── Data extract ──

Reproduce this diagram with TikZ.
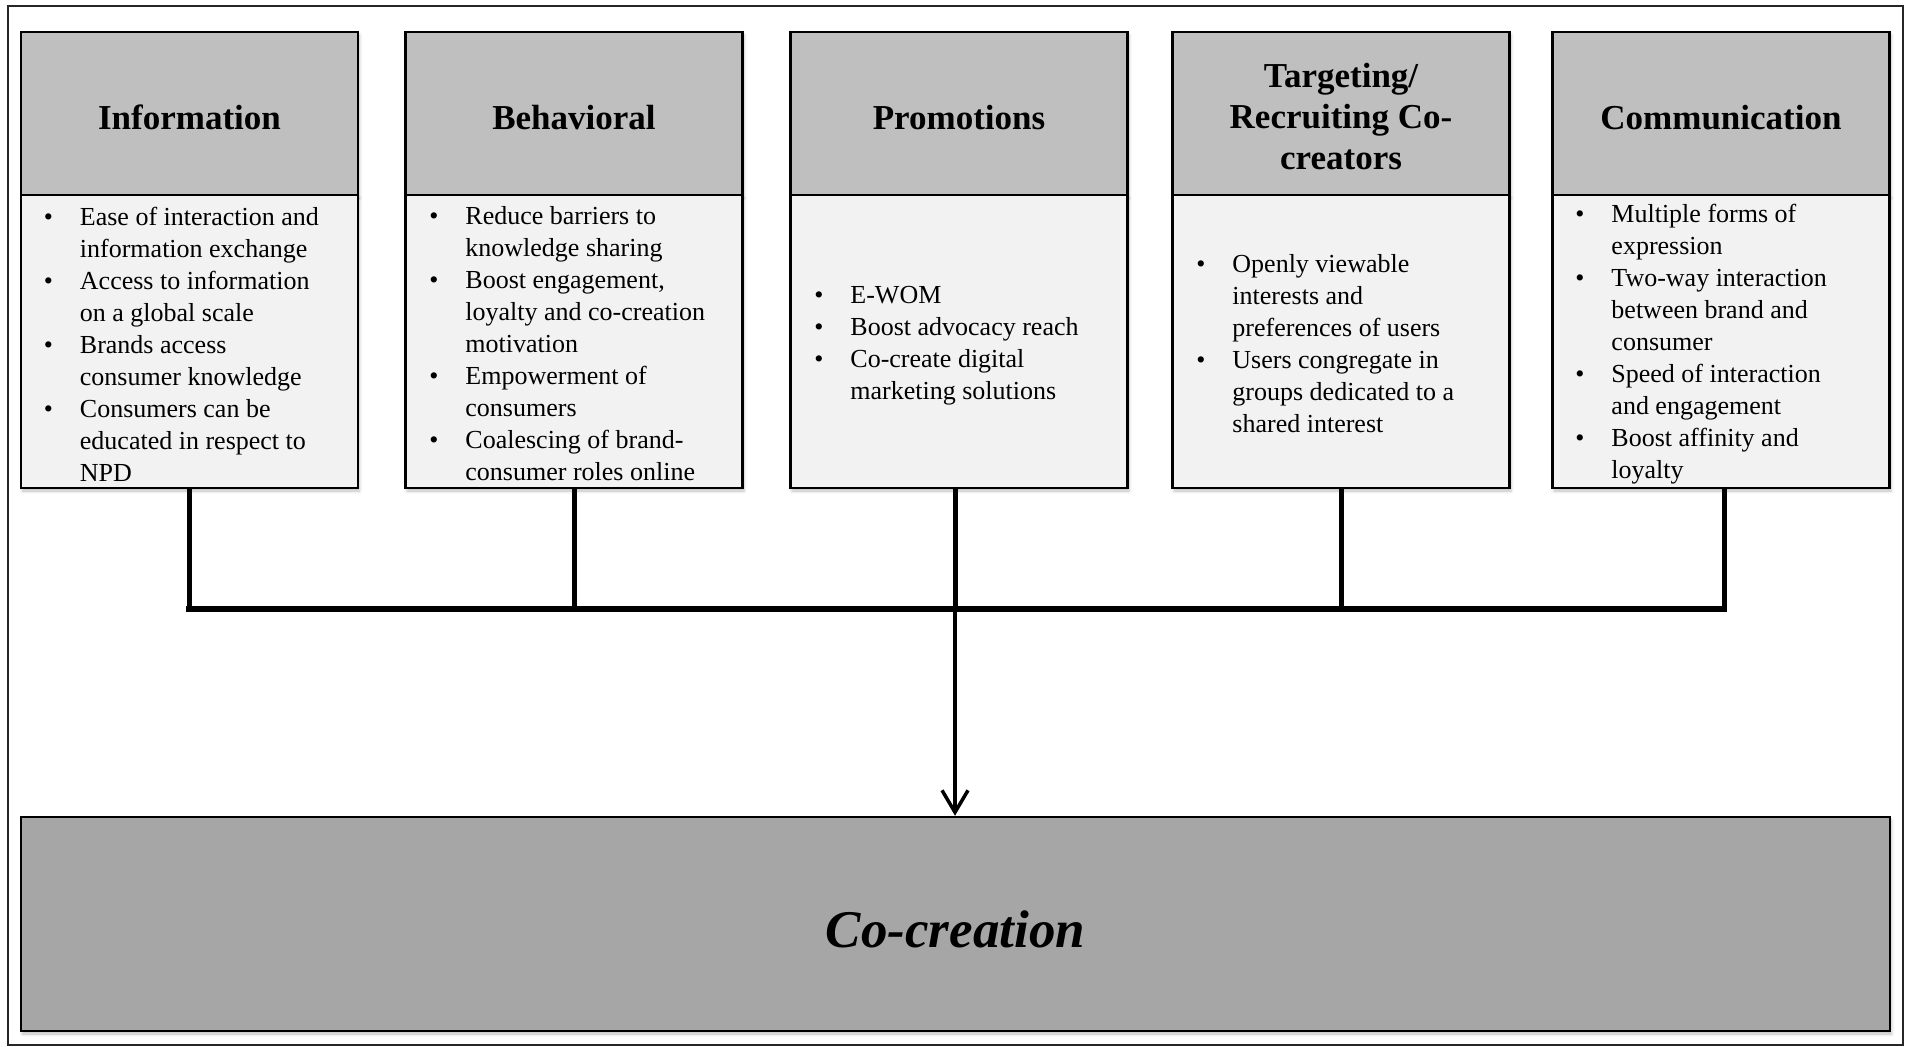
\documentclass[tikz,border=0pt]{standalone}
\usepackage{fontspec}
\setmainfont{Liberation Serif}
\usetikzlibrary{arrows.meta,shadows.blur}

\definecolor{hdrgray}{HTML}{BFBFBF}
\definecolor{bodygray}{HTML}{F2F2F2}
\definecolor{coregray}{HTML}{A6A6A6}

% bullet and continuation indent for the item lists
\newcommand{\bul}{\makebox[36pt][l]{\textbullet}}
\newcommand{\cont}{\hspace*{36pt}}

\begin{document}
\begin{tikzpicture}[x=1pt,y=-1pt,
  soft/.style={blur shadow={shadow xshift=1.5pt,shadow yshift=-3pt,shadow opacity=25,shadow blur radius=3pt}},
  boxline/.style={draw=black,line width=2.5pt},
  hdr/.style={boxline,soft,fill=hdrgray,minimum width=337pt,minimum height=163pt,inner sep=0pt},
  hdrtext/.style={inner sep=0pt,align=center,font=\fontsize{35}{41}\selectfont\bfseries},
  bodybox/.style={boxline,soft,fill=bodygray,minimum width=337pt,minimum height=293pt,inner sep=0pt},
  items/.style={anchor=west,align=left,inner sep=0pt,font=\fontsize{26}{32}\selectfont},
  stem/.style={line width=5pt},
  bus/.style={line width=6.5pt,line cap=rect},
  feed/.style={line width=4.5pt,-{Straight Barb[length=22pt,width=26pt,line width=3.5pt]}}
]
\useasboundingbox (0,0) rectangle (1907,1047);

% outer frame
\draw[line width=1.5pt,draw=black!85] (8,6) rectangle (1903,1045);

% category headers
\node[hdr] (h1) at (189.5,113.5) {};
\node[hdr] (h2) at (574,113.5) {};
\node[hdr] (h3) at (959,113.5) {};
\node[hdr] (h4) at (1341,113.5) {};
\node[hdr] (h5) at (1721,113.5) {};
\node[hdrtext] (l1) at ([yshift=-4pt]h1.center) {Information};
\node[hdrtext] (l2) at ([yshift=-4pt]h2.center) {Behavioral};
\node[hdrtext] (l3) at ([yshift=-4pt]h3.center) {Promotions};
\node[hdrtext] (l4) at ([yshift=-3pt]h4.center) {Targeting/\\Recruiting Co-\\creators};
\node[hdrtext] (l5) at ([yshift=-4pt]h5.center) {Communication};

% category bodies
\node[bodybox] (b1) at (189.5,341.5) {};
\node[bodybox] (b2) at (574,341.5) {};
\node[bodybox] (b3) at (959,341.5) {};
\node[bodybox] (b4) at (1341,341.5) {};
\node[bodybox] (b5) at (1721,341.5) {};

% item lists
\node[items] (t1) at ([xshift=24pt,yshift=-2.5pt]b1.west) {%
\bul Ease of interaction and\\
\cont information exchange\\
\bul Access to information\\
\cont on a global scale\\
\bul Brands access\\
\cont consumer knowledge\\
\bul Consumers can be\\
\cont educated in respect to\\
\cont NPD};
\node[items] (t2) at ([xshift=25pt,yshift=-2.5pt]b2.west) {%
\bul Reduce barriers to\\
\cont knowledge sharing\\
\bul Boost engagement,\\
\cont loyalty and co-creation\\
\cont motivation\\
\bul Empowerment of\\
\cont consumers\\
\bul Coalescing of brand-\\
\cont consumer roles online};
\node[items] (t3) at ([xshift=25pt,yshift=-4pt]b3.west) {%
\bul E-WOM\\
\bul Boost advocacy reach\\
\bul Co-create digital\\
\cont marketing solutions};
\node[items] (t4) at ([xshift=25pt,yshift=-2pt]b4.west) {%
\bul Openly viewable\\
\cont interests and\\
\cont preferences of users\\
\bul Users congregate in\\
\cont groups dedicated to a\\
\cont shared interest};
\node[items] (t5) at ([xshift=24pt,yshift=-2.5pt]b5.west) {%
\bul Multiple forms of\\
\cont expression\\
\bul Two-way interaction\\
\cont between brand and\\
\cont consumer\\
\bul Speed of interaction\\
\cont and engagement\\
\bul Boost affinity and\\
\cont loyalty};

% outcome box
\node[boxline,soft,fill=coregray,minimum width=1869pt,minimum height=214pt,inner sep=0pt] (co) at (955.5,924) {};
\node[inner sep=0pt,font=\fontsize{53}{60}\selectfont\bfseries\itshape] (cotext) at ([yshift=-5pt]co.center) {Co-creation};

% connectors
\coordinate (busy) at (0,609);
\coordinate (s1) at (b1.south);
\coordinate (s2) at (b2.south);
\coordinate (s3) at ([xshift=-4pt]b3.south);
\coordinate (s4) at (b4.south);
\coordinate (s5) at ([xshift=3pt]b5.south);
\foreach \s in {s1,s2,s3,s4,s5}
  \draw[stem] (\s) -- (\s |- busy);
\draw[bus] (s1 |- busy) -- (s5 |- busy);
\draw[feed] (s3) -- (s3 |- co.north);
\end{tikzpicture}
\end{document}
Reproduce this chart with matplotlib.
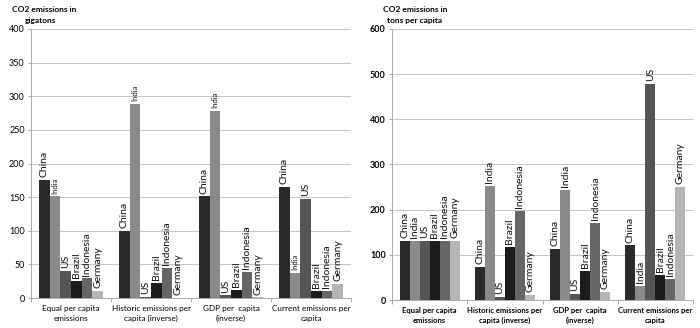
import numpy as np
import matplotlib
matplotlib.use("Agg")
import matplotlib.pyplot as plt

plt.rcParams['font.family'] = ['Lato', 'DejaVu Sans']

countries = ['China', 'India', 'US', 'Brazil', 'Indonesia', 'Germany']
categories = ['Equal per capita\nemissions', 'Historic emissions per\ncapita (inverse)',
              'GDP per  capita\n(inverse)', 'Current emissions per\ncapita']
colors = ['#2a2a2a', '#8a8a8a', '#555555', '#1c1c1c', '#666666', '#b5b5b5']

# CO2 emissions in gigatons (rows = countries, cols = categories)
gigatons = {
    'China':     [176, 100, 151, 165],
    'India':     [151, 289, 278, 37],
    'US':        [40, 2, 4, 147],
    'Brazil':    [25, 22, 12, 10.5],
    'Indonesia': [29, 45, 38.5, 10.5],
    'Germany':   [10.5, 0.5, 1, 21],
}
# CO2 emissions in tons per capita
tons = {
    'China':     [131, 74, 113, 121],
    'India':     [131, 252, 243, 31],
    'US':        [131, 7, 13, 479],
    'Brazil':    [131, 118, 64, 55],
    'Indonesia': [131, 197, 171, 47],
    'Germany':   [131, 11, 18, 250],
}

fig = plt.figure(figsize=(7, 3.28), dpi=100)


def draw(ax, data, ymax, step, bold, small_india):
    x = np.arange(len(categories))
    w = 0.8 / len(countries)
    for i, c in enumerate(countries):
        pos = x - 0.4 + w * (i + 0.5)
        ax.bar(pos, data[c], width=w, color=colors[i], zorder=3)
        for px, v in zip(pos, data[c]):
            fs = 7.5
            if small_india and c == 'India':
                fs = 5.5
            ax.annotate(c, (px, v), xytext=(0, 2), textcoords='offset points',
                        rotation=90, ha='center', va='bottom', fontsize=fs,
                        color='#111111', zorder=4)
    fw = 'bold' if bold else 'normal'
    ax.set_xlim(-0.5, len(categories) - 0.5)
    ax.set_ylim(0, ymax)
    ax.set_yticks(np.arange(0, ymax + 1, step))
    ax.set_yticklabels([str(v) for v in range(0, ymax + 1, step)], fontsize=6.5, fontweight=fw)
    ax.set_xticks(x)
    ax.set_xticklabels(categories, fontsize=5.5 if bold else 5.9, fontweight=fw, linespacing=1.5)
    ax.set_xticks(np.arange(-0.5, len(categories), 1), minor=True)
    ax.tick_params(axis='x', which='major', length=0, pad=5)
    ax.tick_params(axis='x', which='minor', length=3, color='#999999', width=0.6)
    ax.tick_params(axis='y', length=2.5, color='#999999', width=0.6, pad=2)
    ax.grid(axis='y', color='#c4c4c4', linewidth=0.7, zorder=0)
    for s in ['top', 'right']:
        ax.spines[s].set_visible(False)
    for s in ['left', 'bottom']:
        ax.spines[s].set_color('#aaaaaa')
        ax.spines[s].set_linewidth(0.7)


ax1 = fig.add_axes([31 / 700, 30 / 328, 320 / 700, 269 / 328])
draw(ax1, gigatons, 400, 50, False, True)
fig.text(12 / 700, 1 - 9 / 328, 'CO2 emissions in', fontsize=6, fontweight='bold', va='center')
fig.text(25 / 700, 1 - 20 / 328, 'gigatons', fontsize=6, fontweight='bold', va='center')

ax2 = fig.add_axes([392 / 700, 28 / 328, 301 / 700, 271 / 328])
draw(ax2, tons, 600, 100, True, False)
fig.text(383 / 700, 1 - 10 / 328, 'CO2 emissions in', fontsize=6, fontweight='bold', va='center')
fig.text(387 / 700, 1 - 21 / 328, 'tons per capita', fontsize=6, fontweight='bold', va='center')

fig.savefig('out.png', dpi=100)
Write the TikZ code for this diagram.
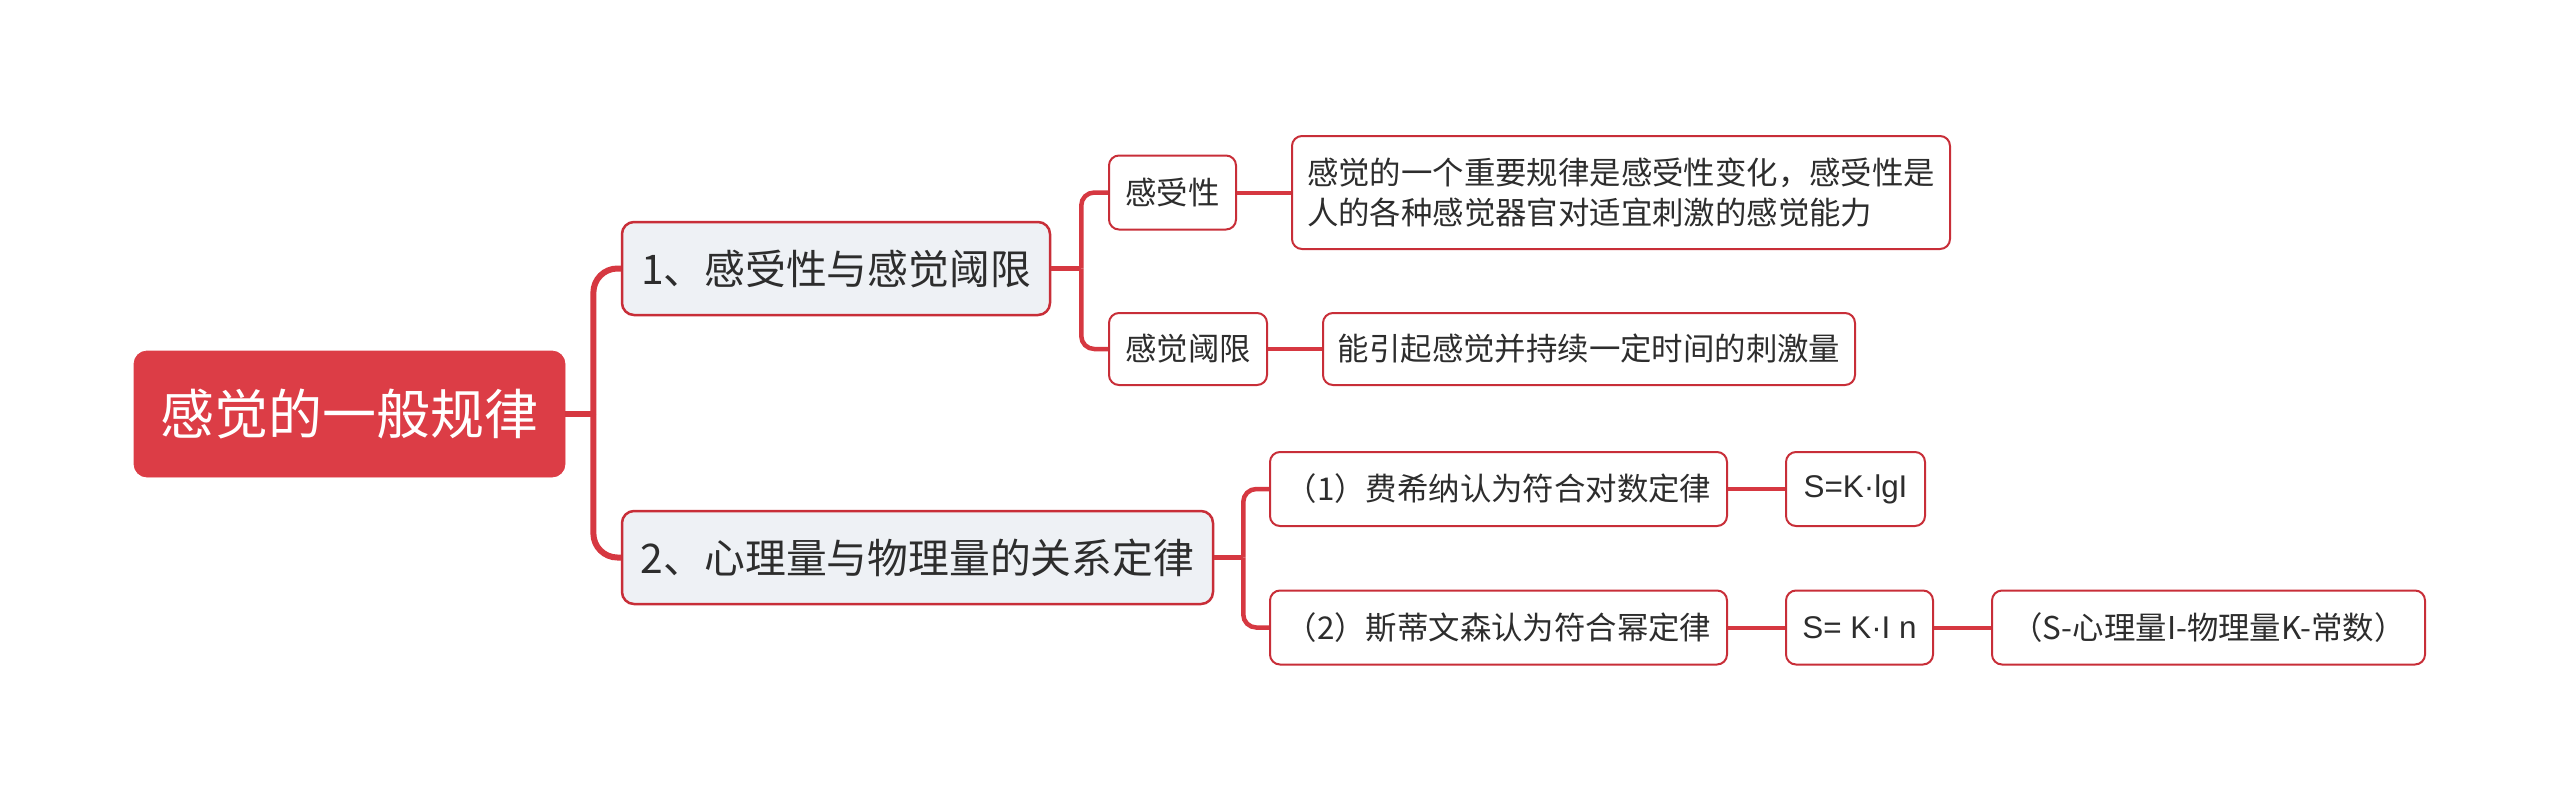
\documentclass[tikz,border=0pt]{standalone}
\usepackage{fontspec}
\setmainfont{Noto Sans CJK SC}
\newfontfamily\formfont{Liberation Sans}
\usetikzlibrary{positioning}

\definecolor{rootred}{RGB}{220,61,70}
\definecolor{edgered}{RGB}{200,46,56}
\definecolor{linered}{RGB}{214,56,65}
\definecolor{topicgray}{RGB}{238,241,245}
\definecolor{textgray}{RGB}{45,45,45}

\begin{document}
\begin{tikzpicture}[
  x=0.5pt, y=-0.5pt,
  node distance=27pt,
  box/.style={draw=edgered, fill=white, line width=1pt, rounded corners=5pt, inner sep=0pt,
              text=textgray, font=\fontsize{15.7}{20}\selectfont, minimum height=37pt, align=center},
  root/.style={fill=rootred, draw=rootred, rounded corners=6.5pt, inner sep=0pt, text=white,
               font=\fontsize{27}{32}\selectfont, minimum width=215.5pt, minimum height=63pt},
  topic/.style={box, fill=topicgray, line width=1.25pt, rounded corners=6pt,
                font=\fontsize{20.4}{24}\selectfont, minimum height=46.5pt},
  link/.style={draw=linered, line width=2pt},
  trunk/.style={draw=linered, line width=3pt, rounded corners=12pt},
  twig/.style={draw=linered, line width=2.25pt, rounded corners=6.5pt}
]
  \useasboundingbox (0,0) rectangle (2560,798);

  \node[root] (root) at (349.5,414) {感觉的一般规律};
  \node[topic, minimum width=214pt] (sense) at (836,268.5) {1、感受性与感觉阈限};
  \node[topic, minimum width=295.5pt] (law) at (917.5,557.5) {2、心理量与物理量的关系定律};

  \node[box, minimum width=63.5pt] (recep) at (1172.5,192.5) {感受性};
  \node[box, minimum width=329pt, minimum height=56.5pt, align=left, right=of recep] (recepd)
    {感觉的一个重要规律是感受性变化，感受性是\\人的各种感觉器官对适宜刺激的感觉能力};
  \node[box, minimum width=79pt, minimum height=36pt] (thres) at (1188,349) {感觉阈限};
  \node[box, minimum width=266pt, minimum height=36pt, right=of thres] (thresd) {能引起感觉并持续一定时间的刺激量};

  \node[box, minimum width=228.5pt] (fech) at (1498.5,489) {（1）费希纳认为符合对数定律};
  \node[box, minimum width=69.5pt, right=28.5pt of fech] (fechf) {\formfont S=K·lgI};
  \node[box, minimum width=228.5pt] (stev) at (1498.5,627.5) {（2）斯蒂文森认为符合幂定律};
  \node[box, minimum width=73.5pt, right=28.5pt of stev] (stevf) {\formfont S= K·I n};
  \node[box, minimum width=216.5pt, right=28.5pt of stevf] (stevn) {（S-心理量I-物理量K-常数）};

  % forks
  \coordinate[right=14pt of root.east] (jroot);
  \coordinate[right=15pt of sense.east] (jsense);
  \coordinate[right=14.5pt of law.east] (jlaw);

  \draw[trunk] (root.east) -- (jroot);
  \draw[trunk] (jroot) |- (sense.west);
  \draw[trunk] (jroot) |- (law.west);

  \draw[twig] (sense.east) -- (jsense);
  \draw[twig] (jsense) |- (recep.west);
  \draw[twig] (jsense) |- (thres.west);

  \draw[twig] (law.east) -- (jlaw);
  \draw[twig] (jlaw) |- (fech.west);
  \draw[twig] (jlaw) |- (stev.west);

  \draw[link] (recep) -- (recepd);
  \draw[link] (thres) -- (thresd);
  \draw[link] (fech) -- (fechf);
  \draw[link] (stev) -- (stevf);
  \draw[link] (stevf) -- (stevn);
\end{tikzpicture}
\end{document}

───

** Task requirements **
Pull out each line of the listing that holds the string "this".

** Answer to the exercise **
Reproduce this diagram with TikZ.
Reproduce this chart with matplotlib.
Write the TikZ code for this diagram.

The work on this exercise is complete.